Mentionnons également que Dick McCollough base une partie de son analyse sur le fait que le rapport de gestion d’Arianne Phosphate pour l’année 2017 fait mention seulement de ressources mesurées et indiquées, alors qu’on parlait de réserves dans les précédents (les réserves étant les ressources reconnues comme économiquement exploitable) par le passé. L’économiste laisse ainsi croire que les ressources ne peuvent plus être considérées comme des actifs de mine en développement, nuisant à la recherche de financement. Or, il s’agit d’une information erronée, puisque le rapport de gestion (qui est public, soulignons-le) fait toujours mention de réserves minérales en plus des ressources mesurées et indiquées… Il suffit de lire le paragraphe suivant!

Impacts environnemental faible

Mais revenons à cet article du très sérieux Devoir qui discrédite gravement le projet d’Arianne Phosphate, mais surtout du terminal maritime, qui y est étroitement associé. Rappelons tout d’abord que le document de McCollough, sur lequel se base Alexandre Shields pour rédiger son article, faisait partie de l’ensemble d’un vaste dossier déposé par le MDDELLCC auprès de l’Agence canadienne d’évaluation environnementale.
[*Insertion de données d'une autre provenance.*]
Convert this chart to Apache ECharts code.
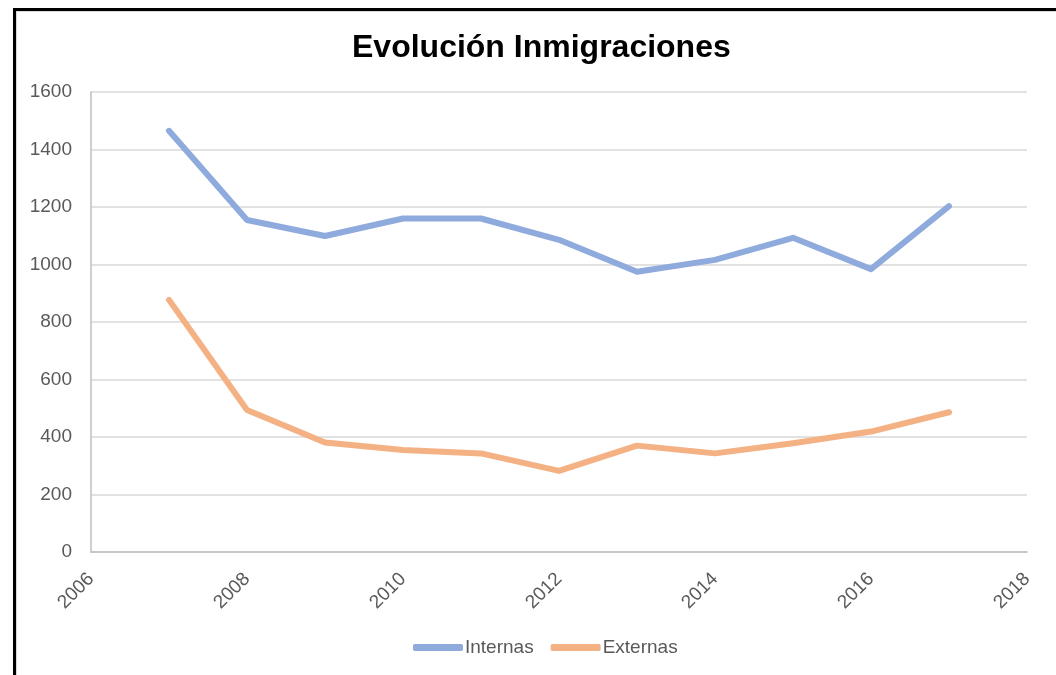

Le ministère de l’Environnement n’était par ailleurs qu’une des 41 parties prenantes à déposer un mémoire sur le projet de terminal maritime, puisque la décision d’autoriser le projet revient exclusivement au fédéral.

J’ai par ailleurs appris que l’ACEE a déposé son rapport final le 13 septembre dernier auprès de la ministre McKenna et que celle-ci devrait notamment conclure, tel que le disais le rapport provisoire rendu public il y a quelques semaines, que la construction du terminal en rive-nord aurait un faible impact environnemental. Donc qu’il devrait être autorisé, en tout ou en partie. Dans ce contexte, il faut donc se demander si et le contenu de l’article du Devoir et le momentum de sa publication n’ont pas été souhaités par une organisation ou des individus qui voulaient influencer la ministre à la veille du dépôt d’un rapport final de l’ACEE? Poser la question, c’est y répondre.

Malgré ces « distractions », il est indéniable que le projet d’Arianne Phosphate et du terminal maritime qui y est associé, sont, à mon avis, largement justifiés. S’ils se concrétisent, ils vont constituer une formidable occasion de développement et de création de richesse pour la région. Bien entendu, j’invite les acteurs et décideurs du milieu économique régional à appuyer les promoteurs de toutes les façons, tout en demeurant vigilants en regard des impacts environnementaux et sociaux inhérents à tout projet de cette envergure.